ELIANE
CANTANHÊDE
A tragédia nossa de cada ano
BRASÍLIA - Entra prefeito, sai
prefeito; entra governador, sai governador; entra presidente, sai presidente e
todo ano começa com tragédias ditas naturais, mas que, de naturais, têm só uma
parte. O resto é descaso do setor público.
Quem liga a TV no Ano Novo e no
Carnaval sabe que vai encontrar shows de fogos e desfiles de escolas cada vez
mais espetaculares e sabe também que vai passar janeiro e fevereiro assistindo
imagens horripilantes de enxurradas, deslizamentos, casas e bens destruídos,
vidas que não serão mais vividas.
Faz parte desse ritual vasculhar
os orçamentos públicos para identificar responsáveis: o governo federal? O
estadual? Sem esquecer que há sempre quem culpe as próprias vítimas, essas
descuidadas que moram em barracos e/ou barrancos.
Já na largada do ano, com os
desabrigados contados aos milhares no Rio, a ONG Contas Abertas pesquisou três
programas do Ministério da Integração Regional para prevenção e reconstrução em
2012 e, como quem procura acha, descobriu: dos R$ 5,8 bi autorizados, R$ 3,7 bi
foram empenhados, ou reservados, e só R$ 1,9 bi acabou sendo efetivamente pago.
Dá 32,2%.
Enquanto os números saltavam das
telas e escandalizavam na internet, o ministro da pasta, Fernando Bezerra,
cumpria seu papel no ritual de todo início de ano: sobrevoava as áreas
atingidas, compungido, ao lado do governador Sérgio Cabral.
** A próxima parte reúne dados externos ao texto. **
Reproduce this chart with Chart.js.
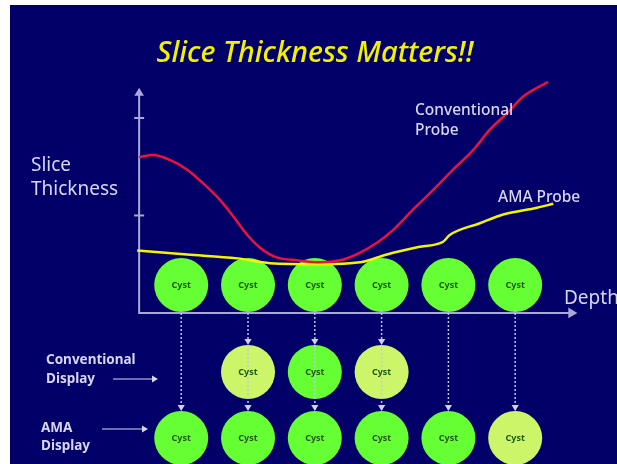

Com a frente fria se deslocando
ao norte, os estragos e as cenas vão se repetir no Espírito Santo, se é que já
não estão se repetindo. E podem se alastrar. Onde mais? Minas? Santa Catarina?
Só mudam os rostos: do governador, dos atingidos, talvez dos ministros, ora da
Integração, ora do Planejamento...
Mas a culpa nem é de um governo,
de um governante. É antiga, vem de décadas. O Brasil ignora que o seguro morreu
de velho e que prevenir é sempre melhor do que remediar.